Louis zit in die trein:
"Take me right back to the track, Jack
You reach your destination and alas and alack
You need some compensation to get back in the black
You take a morning paper from the top of the stack
And read the situation from the front to the back
The only job that's open needs a man with a knack
Put me right back in the rack, Jack
Choo choo, choo choo ch'boogie
Whoo whoo, whoo whoo ch'boogie
Take me right back to the track, Jack."
Ik keek weer naar buiten, er was niets veranderd.
1967
Toen ik met deze blogs begon wist ik dat ik op moest passen met de nostalgie. Dat kom je te vaak tegen. Vooral bij foto's. Het is er nooit als er een foto gemaakt wordt. Eigenlijk telt alleen dat moment.
Daarom heb ik deze foto altijd vooruit geschoven. Ik vind ‘m breekbaar; een oudere man legt iets uit, vier jongens om hem heen luisteren. Iedereen zit er dicht op, dit gaat niet alleen over luisteren, niemand kijkt naar hém, dit gaat over kijken. En de uitleg er over.
Niemand ziet me, behalve Thed Lenssen. Sommige fotografen zijn overgevoelig voor het geluid van een sluiter, zoals Cartier-Bresson, ook al is het de zachtste die je je kunt voorstellen. Er zit iets van voldoening in zijn gezicht; hij heeft me door, snapt waarom ik deze foto wil maken, weet misschien zelfs al hoe die er uit zal zien.
Naast hem Paul van Loenen en Frank Lodewijkx uit België. Het mooist vind ik de houding van Michel Szulc-Krzyzanowski.
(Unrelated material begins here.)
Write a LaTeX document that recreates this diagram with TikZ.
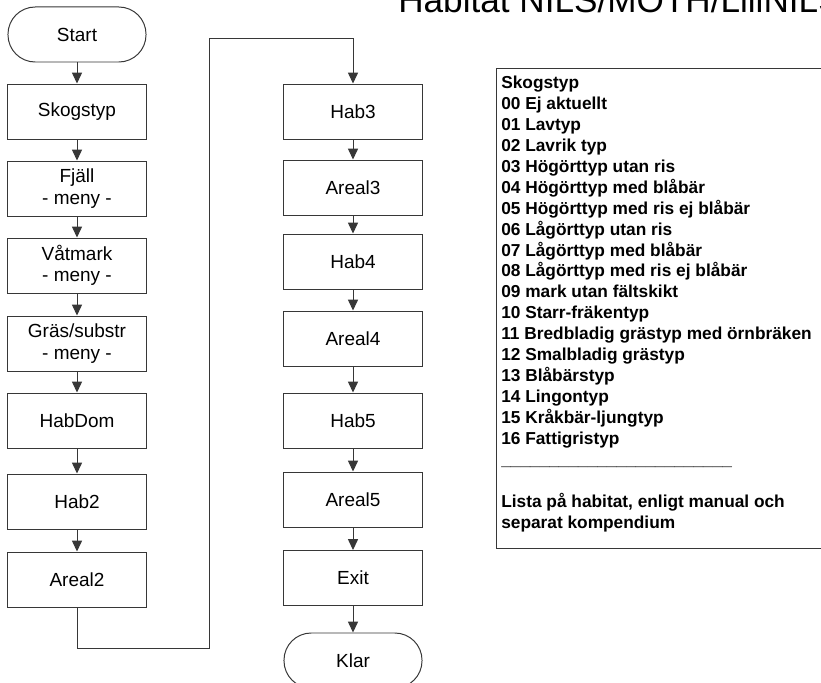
\documentclass[tikz,border=0pt]{standalone}
\usepackage{fontspec}
\setmainfont{Liberation Sans}
\usepackage{tikz}
\usetikzlibrary{arrows.meta, positioning}
\definecolor{boxline}{RGB}{55, 55, 55}
\tikzset{
  stepbox/.style   = {rectangle, draw=boxline, line width=0.7pt, minimum width=3.45cm, minimum height=1.375cm, align=center, inner sep=0pt, font=\fontsize{13.5}{15.2}\selectfont},
  termbox/.style   = {stepbox, rounded corners=0.68cm},
  flowline/.style  = {-{Triangle[width=7.2pt, length=7.8pt]}, line width=0.7pt, boxline},
  legendtext/.style= {anchor=north west, inner sep=0pt, align=left, font=\fontsize{12.3}{14.9}\selectfont\bfseries},
  titletext/.style = {anchor=base west, inner sep=0pt, font=\fontsize{25}{30}\selectfont},
}

\begin{document}
\begin{tikzpicture}[x=0.025cm, y=-0.025cm]
  \clip (0,0) rectangle (821,683);
  \fill[white] (0,0) rectangle (821,683);

  \node[titletext] (title) at (398,13) {Habitat NILS/MOTH/LillNILS};

  % left column
  \node[termbox] (start)    at (77,34.5)  {Start};
  \node[stepbox] (skogstyp) at (77,111.5) {Skogstyp};
  \node[stepbox] (fjall)    at (77,188.5) {Fjäll\\- meny -};
  \node[stepbox] (vatmark)  at (77,265.5) {Våtmark\\- meny -};
  \node[stepbox] (gras)     at (77,343.5) {Gräs/substr\\- meny -};
  \node[stepbox] (habdom)   at (77,420.5) {HabDom};
  \node[stepbox] (hab2)     at (77,501.5) {Hab2};
  \node[stepbox] (areal2)   at (77,579.5) {Areal2};

  % right column
  \node[stepbox] (hab3)     at (353,111.5) {Hab3};
  \node[stepbox] (areal3)   at (353,187.5) {Areal3};
  \node[stepbox] (hab4)     at (353,261.5) {Hab4};
  \node[stepbox] (areal4)   at (353,338.5) {Areal4};
  \node[stepbox] (hab5)     at (353,420.5) {Hab5};
  \node[stepbox] (areal5)   at (353,499.5) {Areal5};
  \node[stepbox] (exit)     at (353,578)   {Exit};
  \node[termbox] (klar)     at (353,660.5) {Klar};

  \draw[flowline] (start) -- (skogstyp);
  \draw[flowline] (skogstyp) -- (fjall);
  \draw[flowline] (fjall) -- (vatmark);
  \draw[flowline] (vatmark) -- (gras);
  \draw[flowline] (gras) -- (habdom);
  \draw[flowline] (habdom) -- (hab2);
  \draw[flowline] (hab2) -- (areal2);

  \coordinate (bendlow)  at (209,648);
  \coordinate (bendhigh) at (209,38);
  \draw[flowline] (areal2.south) |- (bendlow) -- (bendhigh) -| (hab3.north);

  \draw[flowline] (hab3) -- (areal3);
  \draw[flowline] (areal3) -- (hab4);
  \draw[flowline] (hab4) -- (areal4);
  \draw[flowline] (areal4) -- (hab5);
  \draw[flowline] (hab5) -- (areal5);
  \draw[flowline] (areal5) -- (exit);
  \draw[flowline] (exit) -- (klar);

  % list of codes
  \draw[boxline, line width=0.7pt] (496,68) rectangle (840,548);
  \node[legendtext] (codes) at (501,75.6) {Skogstyp\\
    00 Ej aktuellt\\
    01 Lavtyp\\
    02 Lavrik typ\\
    03 Högörttyp utan ris\\
    04 Högörttyp med blåbär\\
    05 Högörttyp med ris ej blåbär\\
    06 Lågörttyp utan ris\\
    07 Lågörttyp med blåbär\\
    08 Lågörttyp med ris ej blåbär\\
    09 mark utan fältskikt\\
    10 Starr-fräkentyp\\
    11 Bredbladig grästyp med örnbräken\\
    12 Smalbladig grästyp\\
    13 Blåbärstyp\\
    14 Lingontyp\\
    15 Kråkbär-ljungtyp\\
    16 Fattigristyp\\
    \_\_\_\_\_\_\_\_\_\_\_\_\_\_\_\_\_\_\_\_\_\_\_\_\\
    ~\\
    Lista på habitat, enligt manual och\\
    separat kompendium};
\end{tikzpicture}
\end{document}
Hij zit er bovenop, is leergierig, met een gezonde eigenwijsheid. Ik probeer nog altijd dat plooitje naast zijn linkermondhoek te duiden. Trots? Wilskracht? Gretigheid?
Maar de man waar het me om ging is Cas van Os, onze oudste docent fotografie. Hij is hier 60 jaar oud, wij zijn rond de twintig. Meneer van Os straalde zeggingskracht uit, dit was een vakman. Voor het eerst kon ik praten met iemand met jarenlange ervaring. Met z’n laconieke Rotterdamse humor kon hij je uitdagen en bevestigde hij zijn autoriteit. We keken naar hem op, een ideale leraar. Je kon heel oud worden in de fotografie.